## [ROWS]
════════════════════

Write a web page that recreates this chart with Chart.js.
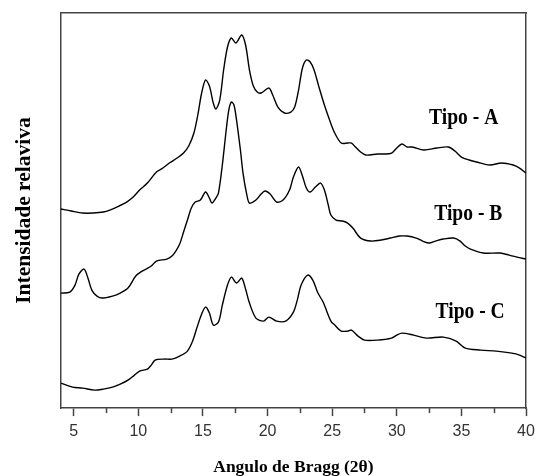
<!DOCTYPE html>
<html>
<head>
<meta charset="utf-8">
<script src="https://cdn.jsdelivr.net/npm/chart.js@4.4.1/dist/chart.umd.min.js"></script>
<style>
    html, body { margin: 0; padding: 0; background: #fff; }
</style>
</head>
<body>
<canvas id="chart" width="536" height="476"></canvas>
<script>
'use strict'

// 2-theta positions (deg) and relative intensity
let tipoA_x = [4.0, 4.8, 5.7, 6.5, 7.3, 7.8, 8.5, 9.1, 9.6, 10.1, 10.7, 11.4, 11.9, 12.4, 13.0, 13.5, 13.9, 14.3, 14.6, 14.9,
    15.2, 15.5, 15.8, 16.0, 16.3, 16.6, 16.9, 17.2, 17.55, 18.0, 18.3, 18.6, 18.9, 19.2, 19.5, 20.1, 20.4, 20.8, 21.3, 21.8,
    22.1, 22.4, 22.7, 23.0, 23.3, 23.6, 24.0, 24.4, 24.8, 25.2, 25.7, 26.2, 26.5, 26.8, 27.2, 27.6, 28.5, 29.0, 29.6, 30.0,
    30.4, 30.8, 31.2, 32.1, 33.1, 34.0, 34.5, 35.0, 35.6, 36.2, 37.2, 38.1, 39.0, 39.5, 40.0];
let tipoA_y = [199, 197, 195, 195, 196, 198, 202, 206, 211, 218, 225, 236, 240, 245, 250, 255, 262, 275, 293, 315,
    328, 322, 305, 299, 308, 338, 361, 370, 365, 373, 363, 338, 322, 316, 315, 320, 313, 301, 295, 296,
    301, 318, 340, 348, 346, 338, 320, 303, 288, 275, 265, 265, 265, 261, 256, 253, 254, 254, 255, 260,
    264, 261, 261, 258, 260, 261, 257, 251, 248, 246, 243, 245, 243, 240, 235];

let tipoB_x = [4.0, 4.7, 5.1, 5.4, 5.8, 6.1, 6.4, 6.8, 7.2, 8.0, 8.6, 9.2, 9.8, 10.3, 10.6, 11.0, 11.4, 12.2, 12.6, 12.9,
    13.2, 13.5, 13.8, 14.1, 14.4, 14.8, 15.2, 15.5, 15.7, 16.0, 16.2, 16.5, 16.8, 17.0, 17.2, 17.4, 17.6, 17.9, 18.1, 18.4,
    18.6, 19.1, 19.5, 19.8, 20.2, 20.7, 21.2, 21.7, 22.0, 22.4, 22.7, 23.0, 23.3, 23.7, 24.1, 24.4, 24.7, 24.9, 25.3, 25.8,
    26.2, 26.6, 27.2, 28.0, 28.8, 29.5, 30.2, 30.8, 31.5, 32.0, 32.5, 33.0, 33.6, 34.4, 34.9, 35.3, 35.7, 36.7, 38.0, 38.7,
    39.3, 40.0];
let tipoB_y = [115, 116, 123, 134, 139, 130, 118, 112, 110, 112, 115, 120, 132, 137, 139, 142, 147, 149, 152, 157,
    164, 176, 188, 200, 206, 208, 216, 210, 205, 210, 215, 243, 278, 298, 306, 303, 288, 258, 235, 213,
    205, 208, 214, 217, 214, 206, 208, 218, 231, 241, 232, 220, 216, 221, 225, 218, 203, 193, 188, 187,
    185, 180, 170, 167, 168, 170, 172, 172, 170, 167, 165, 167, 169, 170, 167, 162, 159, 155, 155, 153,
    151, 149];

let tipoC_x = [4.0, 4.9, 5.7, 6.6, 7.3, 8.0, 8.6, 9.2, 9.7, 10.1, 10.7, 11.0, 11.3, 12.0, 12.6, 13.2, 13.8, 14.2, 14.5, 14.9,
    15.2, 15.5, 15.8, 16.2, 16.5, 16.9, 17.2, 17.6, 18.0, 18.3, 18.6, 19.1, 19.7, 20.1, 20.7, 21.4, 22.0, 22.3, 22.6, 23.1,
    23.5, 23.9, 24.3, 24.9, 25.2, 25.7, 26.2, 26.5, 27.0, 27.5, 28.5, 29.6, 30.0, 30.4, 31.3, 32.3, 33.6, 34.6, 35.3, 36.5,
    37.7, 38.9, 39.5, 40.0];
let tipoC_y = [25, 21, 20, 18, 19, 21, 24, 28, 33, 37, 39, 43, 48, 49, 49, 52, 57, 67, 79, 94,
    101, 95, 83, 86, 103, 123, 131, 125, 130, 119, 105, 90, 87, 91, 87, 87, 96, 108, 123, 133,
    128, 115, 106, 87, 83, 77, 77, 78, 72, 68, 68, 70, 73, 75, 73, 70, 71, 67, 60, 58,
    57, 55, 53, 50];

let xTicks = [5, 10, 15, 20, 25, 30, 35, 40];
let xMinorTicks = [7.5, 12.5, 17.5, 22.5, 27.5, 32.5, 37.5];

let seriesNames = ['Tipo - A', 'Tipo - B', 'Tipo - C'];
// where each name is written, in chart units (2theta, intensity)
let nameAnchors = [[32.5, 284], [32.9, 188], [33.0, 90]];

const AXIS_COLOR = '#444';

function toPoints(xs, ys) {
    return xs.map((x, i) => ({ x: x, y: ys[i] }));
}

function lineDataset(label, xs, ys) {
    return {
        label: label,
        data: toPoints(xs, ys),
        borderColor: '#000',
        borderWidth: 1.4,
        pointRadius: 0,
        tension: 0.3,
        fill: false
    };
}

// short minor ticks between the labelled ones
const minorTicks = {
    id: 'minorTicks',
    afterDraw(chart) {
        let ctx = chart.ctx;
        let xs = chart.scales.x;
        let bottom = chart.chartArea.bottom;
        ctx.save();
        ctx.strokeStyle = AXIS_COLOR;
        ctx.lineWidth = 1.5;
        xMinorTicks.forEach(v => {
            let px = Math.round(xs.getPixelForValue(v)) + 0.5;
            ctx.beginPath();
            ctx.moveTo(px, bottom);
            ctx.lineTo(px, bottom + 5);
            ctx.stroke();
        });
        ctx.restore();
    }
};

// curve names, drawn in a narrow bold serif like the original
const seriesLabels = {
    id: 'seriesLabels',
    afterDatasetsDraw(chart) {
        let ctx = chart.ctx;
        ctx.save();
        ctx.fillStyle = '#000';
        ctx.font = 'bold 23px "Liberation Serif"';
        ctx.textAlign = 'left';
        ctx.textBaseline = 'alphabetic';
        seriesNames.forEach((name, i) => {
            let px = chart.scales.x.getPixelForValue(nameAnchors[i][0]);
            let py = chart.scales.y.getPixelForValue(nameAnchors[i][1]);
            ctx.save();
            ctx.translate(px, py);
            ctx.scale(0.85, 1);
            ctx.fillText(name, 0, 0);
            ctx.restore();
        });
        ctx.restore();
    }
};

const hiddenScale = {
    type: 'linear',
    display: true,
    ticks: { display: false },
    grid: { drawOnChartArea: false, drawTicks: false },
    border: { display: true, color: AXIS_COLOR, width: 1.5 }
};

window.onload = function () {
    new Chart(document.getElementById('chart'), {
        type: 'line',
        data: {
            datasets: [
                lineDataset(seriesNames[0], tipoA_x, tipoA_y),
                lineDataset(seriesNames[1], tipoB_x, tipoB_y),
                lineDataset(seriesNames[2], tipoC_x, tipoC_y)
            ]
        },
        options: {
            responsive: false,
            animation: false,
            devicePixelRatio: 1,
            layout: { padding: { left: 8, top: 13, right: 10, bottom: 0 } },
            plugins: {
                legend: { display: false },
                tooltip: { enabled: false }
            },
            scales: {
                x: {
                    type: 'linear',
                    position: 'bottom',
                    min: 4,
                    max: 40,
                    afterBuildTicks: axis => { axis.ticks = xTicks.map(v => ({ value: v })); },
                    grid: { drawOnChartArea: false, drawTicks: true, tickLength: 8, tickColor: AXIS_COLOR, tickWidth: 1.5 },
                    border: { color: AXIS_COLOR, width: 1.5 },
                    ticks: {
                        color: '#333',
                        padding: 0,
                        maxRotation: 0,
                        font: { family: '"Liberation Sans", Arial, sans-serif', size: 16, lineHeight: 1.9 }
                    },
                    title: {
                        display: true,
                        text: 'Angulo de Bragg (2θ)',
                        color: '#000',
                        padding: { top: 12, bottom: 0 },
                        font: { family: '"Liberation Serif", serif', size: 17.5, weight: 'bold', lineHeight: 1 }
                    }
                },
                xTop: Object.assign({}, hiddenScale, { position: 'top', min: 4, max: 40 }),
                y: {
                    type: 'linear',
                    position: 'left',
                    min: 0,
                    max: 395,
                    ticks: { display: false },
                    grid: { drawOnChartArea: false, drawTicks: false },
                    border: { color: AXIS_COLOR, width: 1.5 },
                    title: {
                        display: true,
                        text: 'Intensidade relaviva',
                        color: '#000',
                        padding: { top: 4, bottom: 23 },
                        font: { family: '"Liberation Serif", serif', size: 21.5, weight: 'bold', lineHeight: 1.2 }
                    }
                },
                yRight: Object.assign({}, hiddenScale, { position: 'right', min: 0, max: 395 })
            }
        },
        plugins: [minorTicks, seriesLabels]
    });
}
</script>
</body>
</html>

════════════════════

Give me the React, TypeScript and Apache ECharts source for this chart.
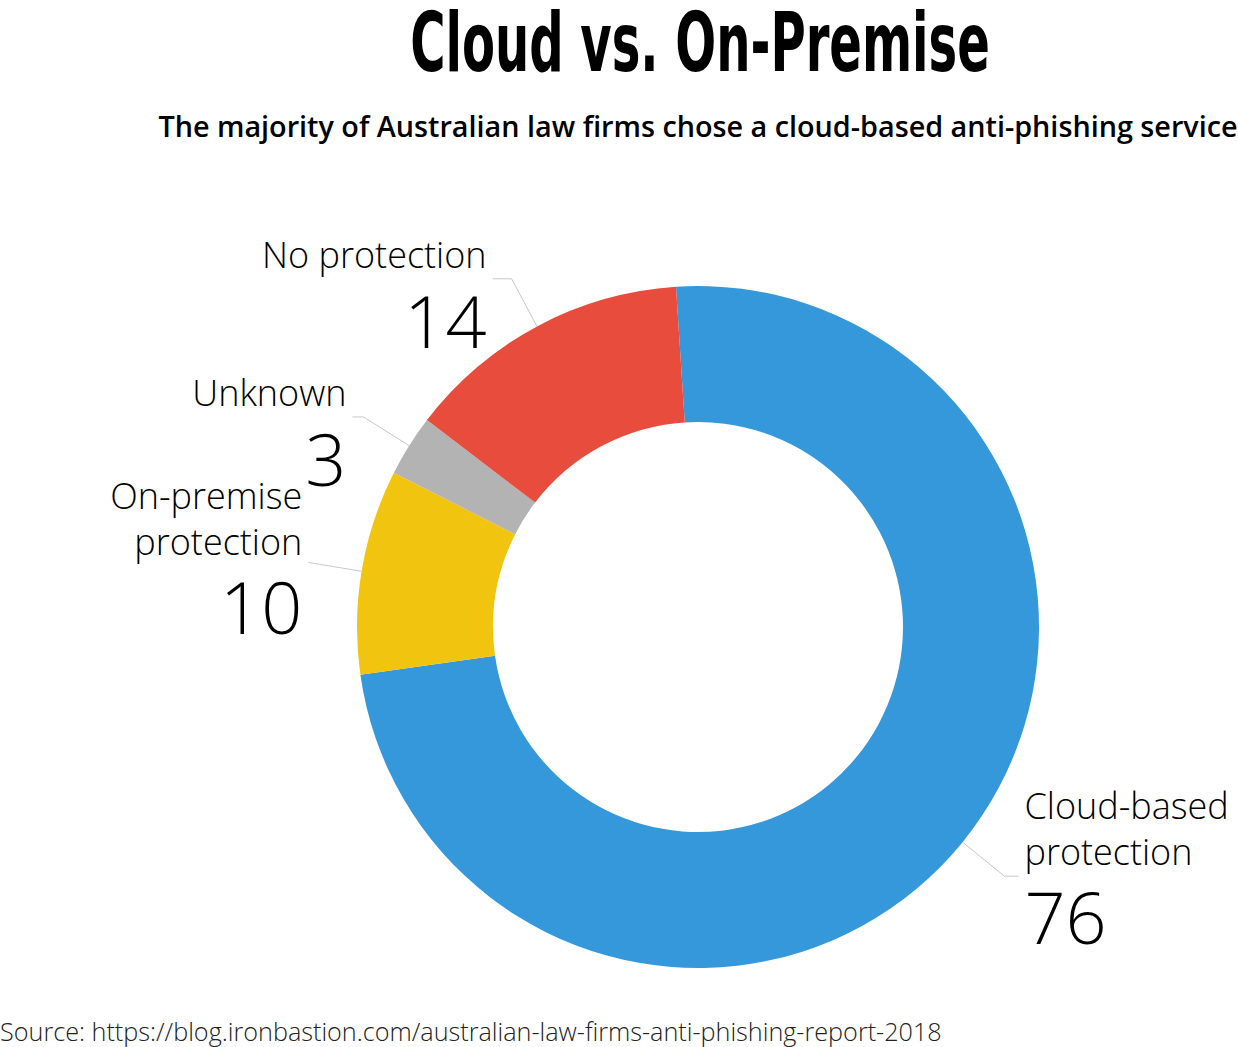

════════════════════

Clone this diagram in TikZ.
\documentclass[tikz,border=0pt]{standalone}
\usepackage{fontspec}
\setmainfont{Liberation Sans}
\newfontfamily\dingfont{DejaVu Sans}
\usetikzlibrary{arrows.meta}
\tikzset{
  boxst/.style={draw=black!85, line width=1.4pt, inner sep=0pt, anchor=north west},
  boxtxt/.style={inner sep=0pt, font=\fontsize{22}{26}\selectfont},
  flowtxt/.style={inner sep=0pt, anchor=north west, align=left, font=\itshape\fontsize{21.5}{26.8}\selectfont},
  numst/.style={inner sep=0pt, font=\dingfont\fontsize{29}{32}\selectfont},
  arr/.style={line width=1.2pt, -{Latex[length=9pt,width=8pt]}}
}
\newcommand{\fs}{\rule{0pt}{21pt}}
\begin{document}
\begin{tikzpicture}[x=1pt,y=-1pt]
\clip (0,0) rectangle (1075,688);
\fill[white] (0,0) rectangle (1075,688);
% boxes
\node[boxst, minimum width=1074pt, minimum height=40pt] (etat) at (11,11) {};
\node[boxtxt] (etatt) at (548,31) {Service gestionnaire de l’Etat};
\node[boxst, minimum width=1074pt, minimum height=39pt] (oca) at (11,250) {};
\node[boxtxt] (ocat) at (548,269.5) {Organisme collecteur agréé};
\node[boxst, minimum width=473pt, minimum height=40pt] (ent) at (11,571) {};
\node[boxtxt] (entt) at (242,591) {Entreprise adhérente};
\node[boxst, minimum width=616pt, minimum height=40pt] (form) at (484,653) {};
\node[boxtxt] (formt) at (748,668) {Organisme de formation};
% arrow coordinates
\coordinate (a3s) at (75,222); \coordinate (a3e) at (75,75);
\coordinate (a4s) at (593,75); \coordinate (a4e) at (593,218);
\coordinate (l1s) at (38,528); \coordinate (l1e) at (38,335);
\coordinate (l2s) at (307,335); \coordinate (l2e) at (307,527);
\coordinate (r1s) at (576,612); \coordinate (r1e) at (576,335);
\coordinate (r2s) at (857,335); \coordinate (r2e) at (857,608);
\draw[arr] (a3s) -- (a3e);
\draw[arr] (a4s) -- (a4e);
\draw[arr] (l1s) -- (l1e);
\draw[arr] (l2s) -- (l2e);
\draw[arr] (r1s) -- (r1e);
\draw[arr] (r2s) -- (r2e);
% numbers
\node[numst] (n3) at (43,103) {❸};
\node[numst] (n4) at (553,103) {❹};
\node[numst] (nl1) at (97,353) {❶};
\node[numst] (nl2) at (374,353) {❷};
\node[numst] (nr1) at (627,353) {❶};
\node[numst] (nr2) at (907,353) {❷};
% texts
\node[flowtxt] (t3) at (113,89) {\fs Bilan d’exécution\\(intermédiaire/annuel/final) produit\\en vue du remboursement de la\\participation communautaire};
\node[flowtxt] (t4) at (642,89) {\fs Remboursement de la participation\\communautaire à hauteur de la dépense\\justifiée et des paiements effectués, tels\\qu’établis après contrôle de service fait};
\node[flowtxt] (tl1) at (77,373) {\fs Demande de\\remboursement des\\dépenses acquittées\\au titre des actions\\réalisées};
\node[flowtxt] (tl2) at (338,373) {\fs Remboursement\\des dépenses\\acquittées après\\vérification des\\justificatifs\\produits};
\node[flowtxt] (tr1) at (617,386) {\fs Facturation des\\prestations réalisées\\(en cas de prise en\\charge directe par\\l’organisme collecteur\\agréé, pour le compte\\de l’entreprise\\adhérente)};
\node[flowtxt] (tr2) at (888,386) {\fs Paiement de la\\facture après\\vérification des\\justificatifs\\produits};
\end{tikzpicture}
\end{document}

════════════════════

## [REQUIREMENTS]
Gather every line from the listing above in which the word "this" appears.

## [SOLVED EXERCISE]
Write a web page that recreates this chart with Chart.js.
Give me the React, TypeScript and Apache ECharts source for this chart.
Clone this diagram in TikZ.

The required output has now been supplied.